▶ _Rows from a dataset of charts and code_:
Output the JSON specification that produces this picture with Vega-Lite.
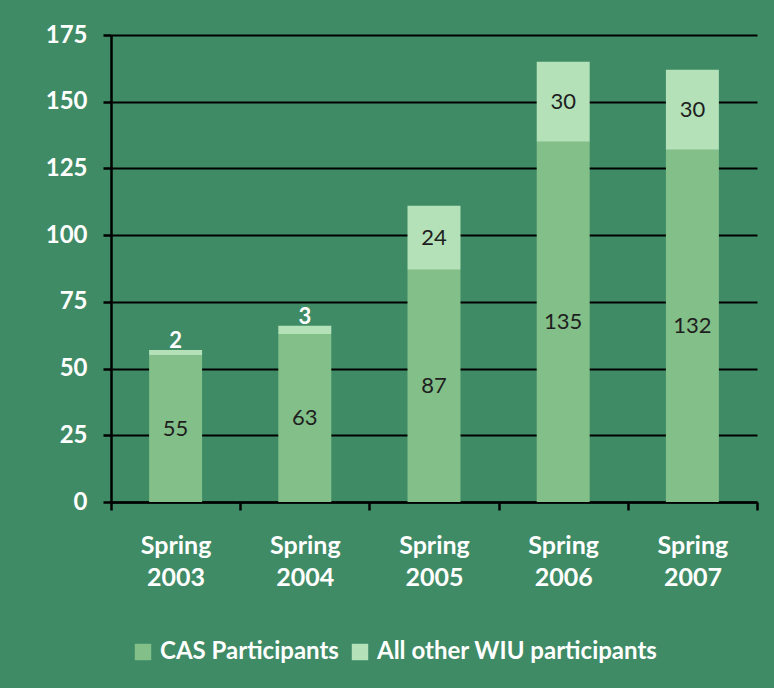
{
  "$schema": "https://vega.github.io/schema/vega-lite/v6.json",
  "width": 646,
  "height": 467,
  "autosize": {"type": "none"},
  "padding": {"left": 111, "top": 35, "right": 17, "bottom": 186},
  "background": "#3f8b66",
  "config": {
    "view": {"stroke": null},
    "font": "Lato"
  },
  "data": {
    "values": [
      {"term": "Spring 2003", "group": "CAS Participants", "count": 55},
      {"term": "Spring 2003", "group": "All other WIU participants", "count": 2},
      {"term": "Spring 2004", "group": "CAS Participants", "count": 63},
      {"term": "Spring 2004", "group": "All other WIU participants", "count": 3},
      {"term": "Spring 2005", "group": "CAS Participants", "count": 87},
      {"term": "Spring 2005", "group": "All other WIU participants", "count": 24},
      {"term": "Spring 2006", "group": "CAS Participants", "count": 135},
      {"term": "Spring 2006", "group": "All other WIU participants", "count": 30},
      {"term": "Spring 2007", "group": "CAS Participants", "count": 132},
      {"term": "Spring 2007", "group": "All other WIU participants", "count": 30}
    ]
  },
  "transform": [
    {"stack": "count", "groupby": ["term"], "as": ["y0", "y1"], "sort": [{"field": "group", "order": "descending"}]}
  ],
  "encoding": {
    "x": {
      "field": "term",
      "type": "nominal",
      "title": null,
      "scale": {"paddingInner": 0, "paddingOuter": 0},
      "axis": {
        "labelAngle": 0,
        "labelExpr": "split(datum.label, ' ')",
        "labelColor": "white",
        "labelFont": "Lato",
        "labelFontWeight": "bold",
        "labelFontSize": 25,
        "labelLineHeight": 32,
        "labelPadding": 23,
        "labelBaseline": "top",
        "domainColor": "black",
        "domainWidth": 2.5,
        "tickColor": "black",
        "tickWidth": 2.5,
        "tickSize": 8,
        "tickBand": "extent",
        "grid": false
      }
    }
  },
  "layer": [
    {
      "mark": {"type": "bar", "width": {"band": 0.41}},
      "encoding": {
        "y": {
          "field": "y0",
          "type": "quantitative",
          "title": null,
          "scale": {"domain": [0, 175], "nice": false},
          "axis": {
            "values": [0, 25, 50, 75, 100, 125, 150, 175],
            "grid": true,
            "gridColor": "black",
            "gridWidth": 2,
            "gridOpacity": 1,
            "domainColor": "black",
            "domainWidth": 2.5,
            "tickColor": "black",
            "tickWidth": 2.5,
            "tickSize": 8,
            "labelPadding": 16,
            "labelColor": "white",
            "labelFont": "Lato",
            "labelFontWeight": "bold",
            "labelFontSize": 24,
            "zindex": 0
          }
        },
        "y2": {"field": "y1"},
        "color": {
          "field": "group",
          "type": "nominal",
          "scale": {"domain": ["CAS Participants", "All other WIU participants"], "range": ["#83bf88", "#b4e1b8"]},
          "legend": {
            "title": null,
            "orient": "none",
            "direction": "horizontal",
            "legendX": 20,
            "legendY": 605,
            "symbolType": "square",
            "symbolSize": 270,
            "symbolStrokeWidth": 0,
            "symbolOpacity": 1,
            "labelColor": "white",
            "labelFont": "Lato",
            "labelFontWeight": "bold",
            "labelFontSize": 24,
            "labelOffset": 5,
            "labelLimit": 0,
            "columnPadding": 9
          }
        }
      }
    },
    {
      "transform": [
        {"filter": "datum.count >= 10"},
        {"fold": ["y0", "y1"], "as": ["edge", "edgeValue"]}
      ],
      "mark": {"type": "text", "color": "#1e1e1e", "fontSize": 22, "font": "Lato", "baseline": "middle"},
      "encoding": {
        "y": {"field": "edgeValue", "type": "quantitative", "aggregate": "mean"},
        "detail": {"field": "group"},
        "text": {"field": "count", "type": "quantitative"}
      }
    },
    {
      "transform": [{"filter": "datum.count < 10"}],
      "mark": {"type": "text", "color": "white", "fontSize": 22, "font": "Lato", "fontWeight": "bold", "baseline": "bottom", "dy": 3},
      "encoding": {
        "y": {"field": "y1", "type": "quantitative"},
        "text": {"field": "count", "type": "quantitative"}
      }
    }
  ]
}
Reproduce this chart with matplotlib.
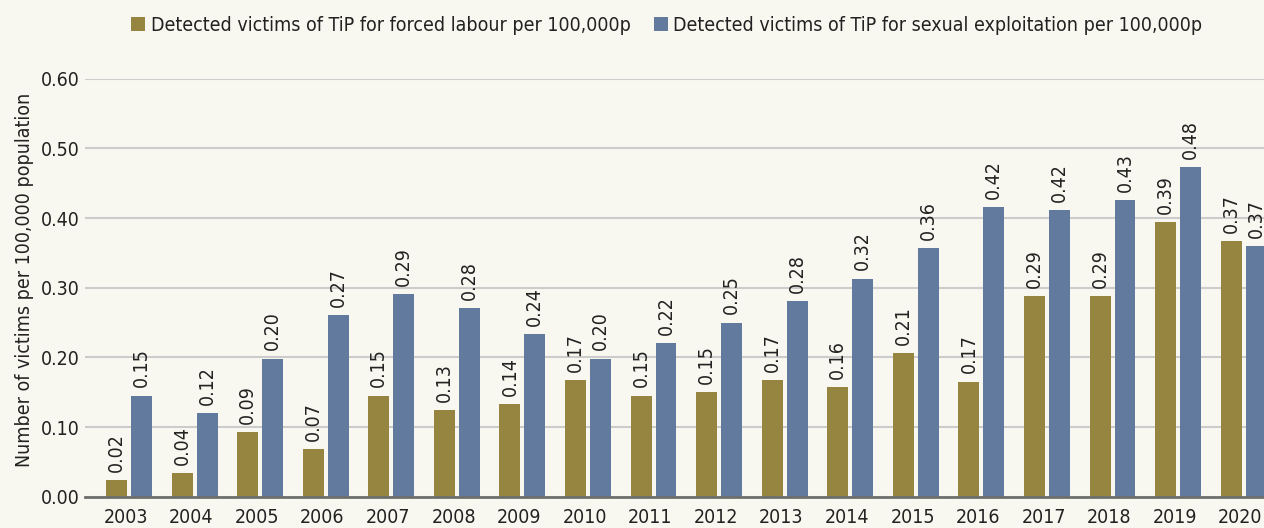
import numpy as np
import matplotlib.pyplot as plt

years = ['2003', '2004', '2005', '2006', '2007', '2008', '2009', '2010', '2011',
         '2012', '2013', '2014', '2015', '2016', '2017', '2018', '2019', '2020']
forced = [0.024, 0.034, 0.093, 0.068, 0.145, 0.124, 0.133, 0.167, 0.145,
          0.150, 0.167, 0.157, 0.206, 0.165, 0.288, 0.288, 0.394, 0.367]
sexual = [0.145, 0.120, 0.198, 0.261, 0.291, 0.271, 0.233, 0.198, 0.220,
          0.250, 0.281, 0.313, 0.357, 0.416, 0.411, 0.426, 0.473, 0.360]
forced_lbl = ['0.02', '0.04', '0.09', '0.07', '0.15', '0.13', '0.14', '0.17', '0.15',
              '0.15', '0.17', '0.16', '0.21', '0.17', '0.29', '0.29', '0.39', '0.37']
sexual_lbl = ['0.15', '0.12', '0.20', '0.27', '0.29', '0.28', '0.24', '0.20', '0.22',
              '0.25', '0.28', '0.32', '0.36', '0.42', '0.42', '0.43', '0.48', '0.37']
legend_labels = ['Detected victims of TiP for forced labour per 100,000p',
                 'Detected victims of TiP for sexual exploitation per 100,000p']

plt.rcParams['font.family'] = ['DejaVu Sans']
plt.rcParams['font.stretch'] = 'condensed'
bg = '#f8f8f0'
olive = '#968540'
blue = '#627a9e'
txt = '#222222'
fs = 14

fig = plt.figure(figsize=(12.64, 5.28), dpi=100, facecolor=bg)
ax = fig.add_axes([85/1264, 1-496.7/528, 1-85/1264, (496.7-78.7)/528])
ax.set_facecolor(bg)

x = np.arange(len(years))
w = 0.32
b1 = ax.bar(x - 0.19, forced, w, color=olive, label=legend_labels[0], zorder=3)
b2 = ax.bar(x + 0.19, sexual, w, color=blue, label=legend_labels[1], zorder=3)

for bars, labels in [(b1, forced_lbl), (b2, sexual_lbl)]:
    for r, t in zip(bars, labels):
        ax.annotate(t, (r.get_x() + r.get_width()/2, r.get_height()),
                    xytext=(0, 6), textcoords='offset points', rotation=90,
                    ha='center', va='bottom', fontsize=fs, color=txt,
                    annotation_clip=False)

ax.set_ylim(0, 0.6)
ax.set_xlim(-0.671, 17.31)
ax.set_yticks(np.arange(0, 0.61, 0.1))
ax.set_yticklabels(['%.2f' % v for v in np.arange(0, 0.61, 0.1)])
ax.set_xticks(x - 0.05)
ax.set_xticklabels(years)
ax.tick_params(axis='both', length=0, labelsize=fs, colors=txt)
ax.tick_params(axis='x', pad=8)
ax.tick_params(axis='y', pad=4)
ax.grid(axis='y', color='#cccccc', linewidth=1.5, zorder=0)
for s in ['top', 'right', 'left']:
    ax.spines[s].set_visible(False)
ax.spines['bottom'].set_color('#6d706c')
ax.spines['bottom'].set_linewidth(2)
ax.spines['bottom'].set_zorder(4)

fig.text(25/1264, 1-280/528, 'Number of victims per 100,000 population',
         rotation=90, ha='center', va='center', fontsize=fs, color=txt)

fig.legend(handles=[b1, b2], loc='center', bbox_to_anchor=(667/1264, 1-25/528),
           ncol=2, frameon=False, fontsize=fs, handlelength=0.7, handleheight=0.7,
           handletextpad=0.3, columnspacing=1.2, labelcolor=txt)

fig.savefig('out.png', dpi=100, facecolor=bg)
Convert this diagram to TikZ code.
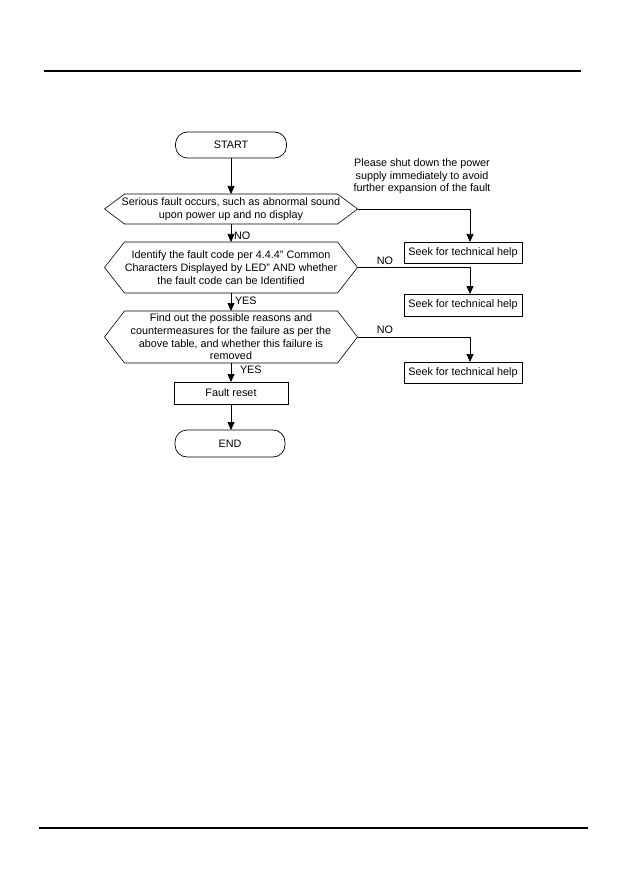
\documentclass[tikz,border=0pt]{standalone}
\usepackage{fontspec}
\setmainfont{Liberation Sans}
\usetikzlibrary{arrows.meta,calc}
\tikzset{
  base/.style={font=\fontsize{10.8}{12.7}\selectfont, align=center, inner sep=0pt, outer sep=0pt},
  term/.style={base, draw, line width=0.7pt, rounded corners=12pt},
  boxx/.style={base, draw, line width=0.7pt},
  hexnode/.style={base, minimum width=253pt},
  lbl/.style={base},
  conn/.style={line width=0.75pt, -{Triangle[length=8pt,width=7pt]}},
  rule/.style={line width=1.1pt}
}
\newcommand\hexoutline[1]{\draw[line width=0.6pt] (#1.west) -- ([xshift=20pt]#1.north west) -- ([xshift=-20pt]#1.north east) -- (#1.east) -- ([xshift=-20pt]#1.south east) -- ([xshift=20pt]#1.south west) -- cycle;}
\begin{document}
\begin{tikzpicture}[x=1pt,y=-1pt]
\useasboundingbox (0,0) rectangle (630,893);
\draw[rule] (44,71) -- (581,71);
\draw[rule] (39,828) -- (588,828);

\node[term, minimum width=111pt, minimum height=26pt] (start) at (231,145) {START};
\node[hexnode, minimum height=30pt] (d1) at (231,209) {Serious fault occurs, such as abnormal sound\\upon power up and no display};
\node[hexnode, minimum height=51pt] (d2) at (231,267.5) {Identify the fault code per 4.4.4'' Common\\Characters Displayed by LED'' AND whether\\the fault code can be Identified};
\node[hexnode, minimum height=52pt] (d3) at (231,337) {Find out the possible reasons and\\countermeasures for the failure as per the\\above table, and whether this failure is\\removed};
\hexoutline{d1}
\hexoutline{d2}
\hexoutline{d3}
\node[boxx, minimum width=114pt, minimum height=22pt] (reset) at (231,393) {Fault reset};
\node[term, minimum width=110pt, minimum height=27pt] (end) at (230,443.5) {END};

\node[lbl] (note) at (422,176.5) {Please shut down the power\\supply immediately to avoid\\further expansion of the fault};
\node[boxx, minimum width=118pt, minimum height=21pt] (b1) at (463,252.5) {Seek for technical help};
\node[boxx, minimum width=118pt, minimum height=22pt] (b2) at (463,305) {Seek for technical help};
\node[boxx, minimum width=118pt, minimum height=21pt] (b3) at (463,372.5) {Seek for technical help};

\draw[conn] (start.south) -- (d1.north);
\draw[conn] (d1.south) -- (d2.north);
\draw[conn] (d2.south) -- (d3.north);
\draw[conn] (d3.south) -- (reset.north);
\draw[conn] (reset.south) -- (reset.south |- end.north);

\draw[conn] (d1.east) -| ([xshift=7pt]b1.north);
\draw[conn] (d2.east) -| ([xshift=7pt]b2.north);
\draw[conn] (d3.east) -| ([xshift=7pt]b3.north);

\node[lbl, anchor=west] (no1) at (234,236) {NO};
\node[lbl] (no2) at (385,261) {NO};
\node[lbl] (no3) at (385,329.5) {NO};
\node[lbl, anchor=west] (yes1) at (235,301) {YES};
\node[lbl, anchor=west] (yes2) at (240,370) {YES};
\end{tikzpicture}
\end{document}
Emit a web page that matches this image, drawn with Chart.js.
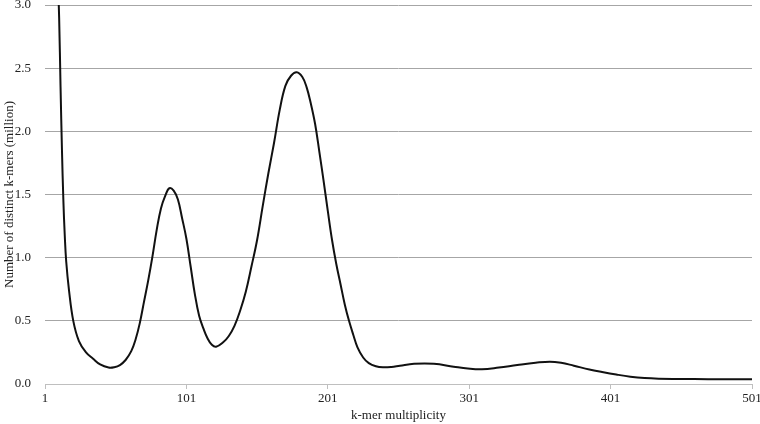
<!DOCTYPE html>
<html lang="en">
<head>
    <meta charset="UTF-8">
    <title>k-mer multiplicity</title>
    <script src="https://cdn.jsdelivr.net/npm/chart.js@4/dist/chart.umd.min.js"></script>
    <style>
        html, body {
            margin: 0;
            padding: 0;
            background: #ffffff;
        }
        #wrap {
            width: 760px;
            height: 424px;
        }
    </style>
</head>
<body>
    <div id="wrap"><canvas id="kmer-chart" width="760" height="424"></canvas></div>

    <script>
        // values (million distinct k-mers)
        const multiplicity = [
            1, 6, 9, 11, 12, 13, 14, 15, 16, 18, 21, 25, 30, 35, 40, 46, 50, 54, 58, 62,
            65, 68, 71, 74, 77, 80, 83, 86, 89, 92, 95, 98, 101, 104, 107, 110, 113, 116, 119, 122,
            127, 131, 135, 139, 143, 147, 151, 155, 159, 163, 167, 171, 175, 179, 183, 186, 189, 192, 195, 198,
            201, 204, 207, 210, 213, 216, 219, 222, 226, 230, 235, 240, 246, 252, 262, 276, 290, 300, 310, 322,
            335, 348, 358, 366, 375, 386, 395, 405, 415, 425, 435, 450, 470, 490, 501
        ];
        const distinctKmers = [
            12.0, 5.5, 3.7, 2.9, 2.35, 1.85, 1.45, 1.17, 0.97, 0.74, 0.5, 0.34, 0.25, 0.2, 0.155, 0.13, 0.133, 0.15, 0.19, 0.26,
            0.35, 0.48, 0.65, 0.82, 1.01, 1.22, 1.39, 1.49, 1.55, 1.53, 1.46, 1.31, 1.15, 0.93, 0.71, 0.54, 0.44, 0.36, 0.31, 0.295,
            0.33, 0.38, 0.46, 0.58, 0.73, 0.93, 1.14, 1.41, 1.67, 1.91, 2.17, 2.36, 2.44, 2.467, 2.43, 2.35, 2.22, 2.06, 1.84, 1.61,
            1.37, 1.14, 0.95, 0.79, 0.63, 0.5, 0.39, 0.29, 0.21, 0.165, 0.14, 0.132, 0.135, 0.145, 0.16, 0.16, 0.137, 0.122, 0.116, 0.13,
            0.15, 0.168, 0.177, 0.168, 0.145, 0.115, 0.095, 0.075, 0.058, 0.047, 0.042, 0.04, 0.038, 0.037, 0.037
        ];
        const xTicks = [1, 101, 201, 301, 401, 501];
        const yTicks = [0, 0.5, 1.0, 1.5, 2.0, 2.5, 3.0];

        const font = 'Liberation Serif';
        Chart.defaults.font.family = font;
        Chart.defaults.color = '#222';

        const points = multiplicity.map((m, i) => ({ x: m, y: distinctKmers[i] }));

        new Chart(document.getElementById('kmer-chart'), {
            type: 'line',
            data: {
                datasets: [{
                    data: points,
                    borderColor: '#111111',
                    borderWidth: 2,
                    pointRadius: 0,
                    fill: false,
                    tension: 0.4
                }]
            },
            options: {
                responsive: false,
                animation: false,
                layout: { padding: { left: 0, top: 5, right: 8, bottom: 0 } },
                plugins: {
                    legend: { display: false },
                    tooltip: { enabled: false }
                },
                scales: {
                    x: {
                        type: 'linear',
                        min: 1,
                        max: 501,
                        afterBuildTicks: s => { s.ticks = xTicks.map(v => ({ value: v })); },
                        afterFit: s => {
                            s.height = 40;
                            s.paddingLeft = 0;
                            s.paddingRight = 0;
                        },
                        grid: { display: true, drawOnChartArea: false, drawTicks: true, tickLength: 5, color: '#bfbfbf' },
                        border: { display: true, color: '#bfbfbf', width: 1 },
                        ticks: { font: { size: 13 }, color: '#222', padding: 2, maxRotation: 0 },
                        title: { display: true, text: 'k-mer multiplicity', font: { size: 13 }, color: '#222', padding: { top: 0, bottom: 1 } }
                    },
                    y: {
                        min: 0,
                        max: 3,
                        afterBuildTicks: s => { s.ticks = yTicks.map(v => ({ value: v })); },
                        afterFit: s => {
                            s.width = 45;
                            s.paddingTop = 0;
                            s.paddingBottom = 0;
                        },
                        grid: { color: '#a6a6a6', drawTicks: false, lineWidth: 1 },
                        border: { display: false },
                        ticks: { font: { size: 13 }, color: '#222', padding: 14, callback: v => v.toFixed(1) },
                        title: { display: true, text: 'Number of distinct k-mers (million)', font: { size: 13 }, color: '#222', padding: { top: 2, bottom: 0 } }
                    }
                }
            }
        });
    </script>
</body>
</html>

▶ _Written task_:
Pick out the part that begins with the line containing "Reproduce this chart with matplotlib." and finishes with the line containing "import matplotlib.pyplot as plt", both included. Restate it exactly, without images.

▶ _Exercise output_:
Reproduce this chart with matplotlib.
import numpy as np
import matplotlib.pyplot as plt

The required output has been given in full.